Friday, August 19, 2005

Where to begin?

Normally, when I read an article that I want to mention, I have little difficulty finding a notable excerpt or two that is more powerful than the remainder of the piece. This is not the case with last Sunday's Washington Post story, "U.S. Lowers Sights On What Can Be Achieved in Iraq." This report is oozing with eye-popping facts about the dismal situation over there. I encourage you all to read it, even those of you who disdain politics. However, I realize that some of my readers might not click that link, so here is my best shot at providing some of the more pertinent passages:
But the realities of daily life are a constant reminder of how the initial U.S. ambitions have not been fulfilled in ways that Americans and Iraqis once anticipated. Many of Baghdad's 6 million people go without electricity for days in 120-degree heat. Parents fearful of kidnapping are keeping children indoors.

Barbers post signs saying they do not shave men, after months of barbers being killed by religious extremists. Ethnic or religious-based militias police the northern and southern portions of Iraq. Analysts estimate that in the whole of Iraq, unemployment is 50 percent to 65 percent.


The ferocious debate over a new constitution has particularly driven home the gap between the original U.S. goals and the realities after almost 28 months. The U.S. decision to invade Iraq was justified in part by the goal of establishing a secular and modern Iraq that honors human rights and unites disparate ethnic and religious communities.


"We set out to establish a democracy, but we're slowly realizing we will have some form of Islamic republic," said another U.S. official familiar with policymaking from the beginning, who like some others interviewed would speak candidly only on the condition of anonymity.

On security, the administration originally expected the U.S.-led coalition to be welcomed with rice and rosewater, traditional Arab greetings, with only a limited reaction from loyalists of ousted Iraqi president Saddam Hussein. The surprising scope of the insurgency and influx of foreign fighters has forced Washington to repeatedly lower expectations -- about the time-frame for quelling the insurgency and creating an effective and cohesive Iraqi force capable of stepping in, U.S. officials said.

Killings of members of the Iraqi security force have tripled since January. Iraq's ministry of health estimates that bombings and other attacks have killed 4,000 civilians in Baghdad since Prime Minister Ibrahim Jafari's interim government took office April 28.

Thursday, August 18, 2005


I present to you one of the 100,000 new blogs that was created today: squawking VFR, by my good friend, Pete. I hope his comment that he may never update it is an idle one, as his blog offers the possibility of being highly entertaining. His first entry, about the disgraceful "Today" show on NBC, certainly is.
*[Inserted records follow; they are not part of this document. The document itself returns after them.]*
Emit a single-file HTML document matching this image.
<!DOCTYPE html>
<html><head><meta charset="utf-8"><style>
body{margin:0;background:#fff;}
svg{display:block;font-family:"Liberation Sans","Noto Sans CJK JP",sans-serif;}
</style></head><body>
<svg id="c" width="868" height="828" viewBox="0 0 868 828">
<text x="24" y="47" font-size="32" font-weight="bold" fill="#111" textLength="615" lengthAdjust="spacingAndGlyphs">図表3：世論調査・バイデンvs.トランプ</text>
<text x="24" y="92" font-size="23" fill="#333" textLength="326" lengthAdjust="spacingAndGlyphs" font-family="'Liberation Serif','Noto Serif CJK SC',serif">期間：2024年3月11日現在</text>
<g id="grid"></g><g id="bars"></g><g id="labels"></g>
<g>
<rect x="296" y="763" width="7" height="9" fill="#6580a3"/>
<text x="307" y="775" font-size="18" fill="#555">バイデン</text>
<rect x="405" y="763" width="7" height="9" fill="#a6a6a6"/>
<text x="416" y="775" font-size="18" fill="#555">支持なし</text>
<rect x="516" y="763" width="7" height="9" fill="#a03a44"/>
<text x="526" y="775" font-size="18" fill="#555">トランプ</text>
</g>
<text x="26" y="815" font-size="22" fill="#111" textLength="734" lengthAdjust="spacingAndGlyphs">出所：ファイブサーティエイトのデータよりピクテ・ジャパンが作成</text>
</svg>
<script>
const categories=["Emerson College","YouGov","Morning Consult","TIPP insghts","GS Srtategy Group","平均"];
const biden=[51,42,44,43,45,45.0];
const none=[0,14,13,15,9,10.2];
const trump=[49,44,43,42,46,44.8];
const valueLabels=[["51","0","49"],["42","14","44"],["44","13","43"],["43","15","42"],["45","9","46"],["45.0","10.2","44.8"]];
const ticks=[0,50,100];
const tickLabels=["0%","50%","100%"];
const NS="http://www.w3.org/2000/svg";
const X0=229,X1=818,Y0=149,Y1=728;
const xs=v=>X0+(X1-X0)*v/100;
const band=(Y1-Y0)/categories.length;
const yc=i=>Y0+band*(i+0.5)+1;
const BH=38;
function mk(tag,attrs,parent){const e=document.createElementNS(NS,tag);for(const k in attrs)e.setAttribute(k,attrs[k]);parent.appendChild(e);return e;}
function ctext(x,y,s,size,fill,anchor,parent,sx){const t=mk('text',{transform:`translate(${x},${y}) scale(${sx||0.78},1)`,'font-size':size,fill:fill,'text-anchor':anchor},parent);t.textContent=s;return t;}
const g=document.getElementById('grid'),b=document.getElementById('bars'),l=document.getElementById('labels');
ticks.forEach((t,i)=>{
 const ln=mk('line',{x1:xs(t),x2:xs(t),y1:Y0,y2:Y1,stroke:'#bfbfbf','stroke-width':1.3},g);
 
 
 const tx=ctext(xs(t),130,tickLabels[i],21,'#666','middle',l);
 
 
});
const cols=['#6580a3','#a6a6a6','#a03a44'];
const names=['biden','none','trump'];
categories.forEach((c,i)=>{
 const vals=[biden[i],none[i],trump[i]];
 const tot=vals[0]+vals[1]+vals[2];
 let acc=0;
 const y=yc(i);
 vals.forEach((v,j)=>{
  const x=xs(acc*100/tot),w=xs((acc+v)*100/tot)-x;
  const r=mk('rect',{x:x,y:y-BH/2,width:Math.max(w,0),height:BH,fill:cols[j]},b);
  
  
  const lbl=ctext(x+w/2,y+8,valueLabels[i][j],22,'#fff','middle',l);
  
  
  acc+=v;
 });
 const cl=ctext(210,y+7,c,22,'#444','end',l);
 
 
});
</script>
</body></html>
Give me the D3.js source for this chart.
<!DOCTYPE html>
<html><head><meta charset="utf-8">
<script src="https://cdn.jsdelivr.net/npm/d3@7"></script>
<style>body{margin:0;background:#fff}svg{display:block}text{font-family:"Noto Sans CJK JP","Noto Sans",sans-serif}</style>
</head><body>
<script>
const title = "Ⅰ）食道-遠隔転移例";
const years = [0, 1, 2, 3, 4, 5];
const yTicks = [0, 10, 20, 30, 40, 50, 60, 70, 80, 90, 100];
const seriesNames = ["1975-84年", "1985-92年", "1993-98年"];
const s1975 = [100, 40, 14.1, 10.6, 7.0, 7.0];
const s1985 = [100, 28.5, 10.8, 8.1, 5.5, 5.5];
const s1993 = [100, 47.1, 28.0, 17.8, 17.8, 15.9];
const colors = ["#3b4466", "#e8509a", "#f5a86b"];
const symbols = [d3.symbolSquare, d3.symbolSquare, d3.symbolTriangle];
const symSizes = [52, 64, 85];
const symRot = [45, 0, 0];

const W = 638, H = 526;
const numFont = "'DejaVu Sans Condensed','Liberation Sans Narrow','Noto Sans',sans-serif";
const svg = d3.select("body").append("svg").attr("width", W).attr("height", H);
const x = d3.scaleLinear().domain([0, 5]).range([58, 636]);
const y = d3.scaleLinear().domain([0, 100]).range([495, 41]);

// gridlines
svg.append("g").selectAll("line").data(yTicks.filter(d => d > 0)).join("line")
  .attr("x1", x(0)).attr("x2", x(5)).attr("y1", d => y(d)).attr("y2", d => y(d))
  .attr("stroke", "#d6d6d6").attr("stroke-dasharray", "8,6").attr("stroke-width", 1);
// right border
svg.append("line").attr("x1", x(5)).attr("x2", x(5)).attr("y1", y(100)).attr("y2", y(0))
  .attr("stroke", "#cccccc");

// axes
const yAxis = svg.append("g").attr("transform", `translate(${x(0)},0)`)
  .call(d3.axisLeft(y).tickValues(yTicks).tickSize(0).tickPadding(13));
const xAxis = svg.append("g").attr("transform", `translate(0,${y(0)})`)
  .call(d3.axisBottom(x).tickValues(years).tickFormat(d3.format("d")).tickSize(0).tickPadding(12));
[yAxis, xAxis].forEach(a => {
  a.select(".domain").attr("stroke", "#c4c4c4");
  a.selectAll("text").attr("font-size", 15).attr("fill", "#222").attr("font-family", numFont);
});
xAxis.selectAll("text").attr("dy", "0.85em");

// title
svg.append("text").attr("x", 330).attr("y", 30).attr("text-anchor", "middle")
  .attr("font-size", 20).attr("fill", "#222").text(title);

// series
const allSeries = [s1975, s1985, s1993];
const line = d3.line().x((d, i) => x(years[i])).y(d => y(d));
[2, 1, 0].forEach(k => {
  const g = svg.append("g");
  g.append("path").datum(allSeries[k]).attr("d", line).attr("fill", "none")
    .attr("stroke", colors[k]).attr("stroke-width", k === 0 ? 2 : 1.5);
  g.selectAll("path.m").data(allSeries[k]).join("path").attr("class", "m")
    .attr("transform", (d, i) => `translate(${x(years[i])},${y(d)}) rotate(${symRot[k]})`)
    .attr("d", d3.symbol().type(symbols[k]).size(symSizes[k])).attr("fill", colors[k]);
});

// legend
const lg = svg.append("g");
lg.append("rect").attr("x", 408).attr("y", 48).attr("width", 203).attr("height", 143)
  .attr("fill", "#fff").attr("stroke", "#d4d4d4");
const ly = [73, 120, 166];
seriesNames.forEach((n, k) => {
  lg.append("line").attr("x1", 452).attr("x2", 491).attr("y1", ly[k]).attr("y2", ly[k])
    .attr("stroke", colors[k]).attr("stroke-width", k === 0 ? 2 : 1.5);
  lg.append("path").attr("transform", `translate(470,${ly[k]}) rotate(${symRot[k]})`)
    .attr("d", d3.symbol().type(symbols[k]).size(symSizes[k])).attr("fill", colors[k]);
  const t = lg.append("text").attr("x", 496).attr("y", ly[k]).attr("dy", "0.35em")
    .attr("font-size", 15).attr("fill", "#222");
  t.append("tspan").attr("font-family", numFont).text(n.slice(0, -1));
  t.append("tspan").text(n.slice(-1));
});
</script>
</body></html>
Wednesday, August 17, 2005

What are the odds?

WEEI, which broadcasts Red Sox games on the radio, runs a contest during every game called the "Chevy Equinox Grand Slam Inning." The rules state that if the fourth batter in the Red Sox half of the fourth inning hits a grand slam, the contestant will win a brand new Chevy Equinox. So, if the fifth batter hits a grand slam, no dice.

I'm dying to know what the odds are of winning this contest. I know for a fact that several math geniuses read my blog. Perhaps one of you can provide an answer.

Monday, August 15, 2005

An afternoon of jazz

I attended the Newport Jazz Festival in Rhode Island yesterday. It isn't very often that I get to hear live jazz, so I had a very enjoyable time, and thanks to Rachel, who won free tickets from, it didn't cost me anything.

Here are three major observations from the afternoon:

  • Dave Brubeck is old. I mean, very old--84 years old, to be exact. And he wasn't exactly a spring chicken when "Take Five" was a big hit in 1960.
  • Despite New Englanders' reputation for being unfriendly, they are sometimes surprisingly capable of engaging in random acts of kindness. While Rachel and I were waiting in line for The Falafel Man to feed us, we were discussing the fact that the fried nature of falafel makes it the perfect vegetarian dish for me. The man behind us struck up a conversation about fried snickers and other fried foods. After we all received our orders, we parted ways.

    Several hours later, the friendly gentleman went out of his way to track us down and saw that we were sitting far from the stage. He gave us both his tickets. We soon found ourselves sitting center-stage, four rows back.

    He had given Rachel his business card, and we learned that he teaches at MIT. It turns out that he's a pretty accomplished guy. It's satisfying to know that a brilliant and ambitious person can also be down-to-earth and giving.
  • There were too many white people there. I was a bit upset to find less than five percent of the audience was comprised of black people. Why doesn't this form of music, which was created by black people, attract them any more? This interview provides some answers.